[SHORT EXERCISE]
Quote the data exactly, first line to the line containing "27.398, 28.965, 31.992];", with no pictures.
▬▬▬▬▬▬▬▬▬▬
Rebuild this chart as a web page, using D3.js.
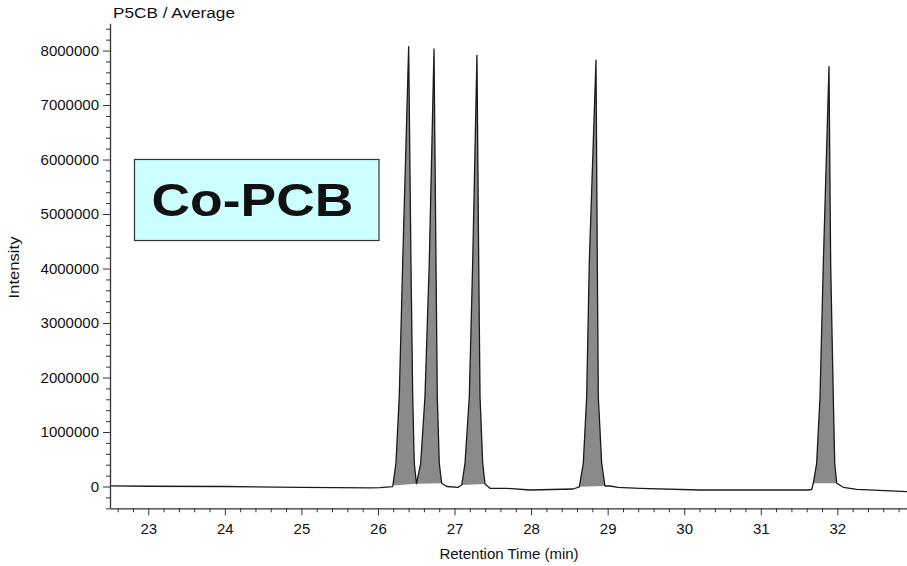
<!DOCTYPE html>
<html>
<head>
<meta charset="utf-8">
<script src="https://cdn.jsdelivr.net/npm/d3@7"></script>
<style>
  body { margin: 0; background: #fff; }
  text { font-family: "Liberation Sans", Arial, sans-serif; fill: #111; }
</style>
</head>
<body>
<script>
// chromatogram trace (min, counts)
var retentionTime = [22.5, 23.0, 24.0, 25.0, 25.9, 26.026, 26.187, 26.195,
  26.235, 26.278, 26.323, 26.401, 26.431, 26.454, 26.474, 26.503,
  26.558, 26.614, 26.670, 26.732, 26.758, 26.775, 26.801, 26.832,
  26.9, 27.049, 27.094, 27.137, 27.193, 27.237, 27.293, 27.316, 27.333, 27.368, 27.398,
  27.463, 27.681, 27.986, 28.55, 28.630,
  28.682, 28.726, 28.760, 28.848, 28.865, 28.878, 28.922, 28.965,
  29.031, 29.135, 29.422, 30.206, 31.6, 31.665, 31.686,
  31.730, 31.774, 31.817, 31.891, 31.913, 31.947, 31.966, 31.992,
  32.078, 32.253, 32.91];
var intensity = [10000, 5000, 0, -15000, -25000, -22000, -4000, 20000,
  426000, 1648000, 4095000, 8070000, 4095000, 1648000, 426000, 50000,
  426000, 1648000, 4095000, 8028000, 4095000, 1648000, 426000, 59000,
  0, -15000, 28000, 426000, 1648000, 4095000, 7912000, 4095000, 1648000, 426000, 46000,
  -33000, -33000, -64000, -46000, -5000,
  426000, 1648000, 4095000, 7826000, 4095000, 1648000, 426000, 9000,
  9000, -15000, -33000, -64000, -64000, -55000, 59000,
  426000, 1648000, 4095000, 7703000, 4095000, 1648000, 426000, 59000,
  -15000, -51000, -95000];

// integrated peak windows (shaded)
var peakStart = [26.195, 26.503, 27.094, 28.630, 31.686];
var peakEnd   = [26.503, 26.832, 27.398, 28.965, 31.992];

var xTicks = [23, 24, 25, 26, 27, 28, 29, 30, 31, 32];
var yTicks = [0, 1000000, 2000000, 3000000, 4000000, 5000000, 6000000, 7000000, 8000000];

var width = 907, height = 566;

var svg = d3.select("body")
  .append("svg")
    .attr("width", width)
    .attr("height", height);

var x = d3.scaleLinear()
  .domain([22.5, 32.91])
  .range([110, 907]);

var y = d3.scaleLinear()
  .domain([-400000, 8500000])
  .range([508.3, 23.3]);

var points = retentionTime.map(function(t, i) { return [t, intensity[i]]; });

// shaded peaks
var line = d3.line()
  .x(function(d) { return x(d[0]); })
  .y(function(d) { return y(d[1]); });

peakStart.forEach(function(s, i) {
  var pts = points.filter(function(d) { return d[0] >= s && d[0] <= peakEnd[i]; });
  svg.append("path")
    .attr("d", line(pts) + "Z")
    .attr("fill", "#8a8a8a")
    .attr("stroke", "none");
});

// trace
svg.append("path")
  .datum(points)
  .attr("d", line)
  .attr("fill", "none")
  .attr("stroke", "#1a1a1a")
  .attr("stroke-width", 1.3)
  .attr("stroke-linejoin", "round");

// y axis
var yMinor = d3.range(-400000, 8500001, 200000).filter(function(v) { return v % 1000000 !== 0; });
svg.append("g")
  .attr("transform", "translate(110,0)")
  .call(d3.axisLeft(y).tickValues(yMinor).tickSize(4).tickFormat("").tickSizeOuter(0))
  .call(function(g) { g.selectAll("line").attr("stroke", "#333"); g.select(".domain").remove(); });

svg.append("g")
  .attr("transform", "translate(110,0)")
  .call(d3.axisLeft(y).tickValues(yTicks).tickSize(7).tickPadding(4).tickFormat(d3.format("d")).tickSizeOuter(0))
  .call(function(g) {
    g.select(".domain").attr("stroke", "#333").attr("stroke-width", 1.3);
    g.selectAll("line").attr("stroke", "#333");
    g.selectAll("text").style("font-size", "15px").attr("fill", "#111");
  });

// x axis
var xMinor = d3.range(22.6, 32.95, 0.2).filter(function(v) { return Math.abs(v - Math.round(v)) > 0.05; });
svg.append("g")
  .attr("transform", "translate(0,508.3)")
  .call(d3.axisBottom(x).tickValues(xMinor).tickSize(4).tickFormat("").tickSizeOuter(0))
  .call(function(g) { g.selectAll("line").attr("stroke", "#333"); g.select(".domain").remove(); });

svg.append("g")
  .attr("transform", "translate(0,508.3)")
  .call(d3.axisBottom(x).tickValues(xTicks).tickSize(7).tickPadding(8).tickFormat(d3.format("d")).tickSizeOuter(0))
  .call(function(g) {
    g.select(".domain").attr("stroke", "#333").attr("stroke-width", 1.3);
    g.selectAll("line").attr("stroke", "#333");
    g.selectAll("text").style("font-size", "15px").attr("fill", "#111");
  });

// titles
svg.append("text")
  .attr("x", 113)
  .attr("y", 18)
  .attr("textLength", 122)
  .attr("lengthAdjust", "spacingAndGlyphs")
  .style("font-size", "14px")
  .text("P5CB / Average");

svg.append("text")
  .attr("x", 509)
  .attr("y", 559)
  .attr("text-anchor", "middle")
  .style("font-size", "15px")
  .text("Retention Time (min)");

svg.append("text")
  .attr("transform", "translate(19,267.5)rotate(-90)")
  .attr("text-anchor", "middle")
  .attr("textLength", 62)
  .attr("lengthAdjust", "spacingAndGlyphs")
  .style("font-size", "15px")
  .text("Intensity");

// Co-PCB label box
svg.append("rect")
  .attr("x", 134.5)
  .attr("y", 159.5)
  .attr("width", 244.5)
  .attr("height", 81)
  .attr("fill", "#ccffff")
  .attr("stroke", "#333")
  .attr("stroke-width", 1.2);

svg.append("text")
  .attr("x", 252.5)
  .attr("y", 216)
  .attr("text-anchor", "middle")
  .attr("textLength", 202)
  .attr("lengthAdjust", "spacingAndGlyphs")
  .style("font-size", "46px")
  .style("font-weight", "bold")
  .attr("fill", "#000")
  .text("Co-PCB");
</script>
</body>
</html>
▬▬▬▬▬▬▬▬▬▬
[EXERCISE SOLUTION]
Rebuild this chart as a web page, using D3.js.
<!DOCTYPE html>
<html>
<head>
<meta charset="utf-8">
<script src="https://cdn.jsdelivr.net/npm/d3@7"></script>
<style>
  body { margin: 0; background: #fff; }
  text { font-family: "Liberation Sans", Arial, sans-serif; fill: #111; }
</style>
</head>
<body>
<script>
// chromatogram trace (min, counts)
var retentionTime = [22.5, 23.0, 24.0, 25.0, 25.9, 26.026, 26.187, 26.195,
  26.235, 26.278, 26.323, 26.401, 26.431, 26.454, 26.474, 26.503,
  26.558, 26.614, 26.670, 26.732, 26.758, 26.775, 26.801, 26.832,
  26.9, 27.049, 27.094, 27.137, 27.193, 27.237, 27.293, 27.316, 27.333, 27.368, 27.398,
  27.463, 27.681, 27.986, 28.55, 28.630,
  28.682, 28.726, 28.760, 28.848, 28.865, 28.878, 28.922, 28.965,
  29.031, 29.135, 29.422, 30.206, 31.6, 31.665, 31.686,
  31.730, 31.774, 31.817, 31.891, 31.913, 31.947, 31.966, 31.992,
  32.078, 32.253, 32.91];
var intensity = [10000, 5000, 0, -15000, -25000, -22000, -4000, 20000,
  426000, 1648000, 4095000, 8070000, 4095000, 1648000, 426000, 50000,
  426000, 1648000, 4095000, 8028000, 4095000, 1648000, 426000, 59000,
  0, -15000, 28000, 426000, 1648000, 4095000, 7912000, 4095000, 1648000, 426000, 46000,
  -33000, -33000, -64000, -46000, -5000,
  426000, 1648000, 4095000, 7826000, 4095000, 1648000, 426000, 9000,
  9000, -15000, -33000, -64000, -64000, -55000, 59000,
  426000, 1648000, 4095000, 7703000, 4095000, 1648000, 426000, 59000,
  -15000, -51000, -95000];

// integrated peak windows (shaded)
var peakStart = [26.195, 26.503, 27.094, 28.630, 31.686];
var peakEnd   = [26.503, 26.832, 27.398, 28.965, 31.992];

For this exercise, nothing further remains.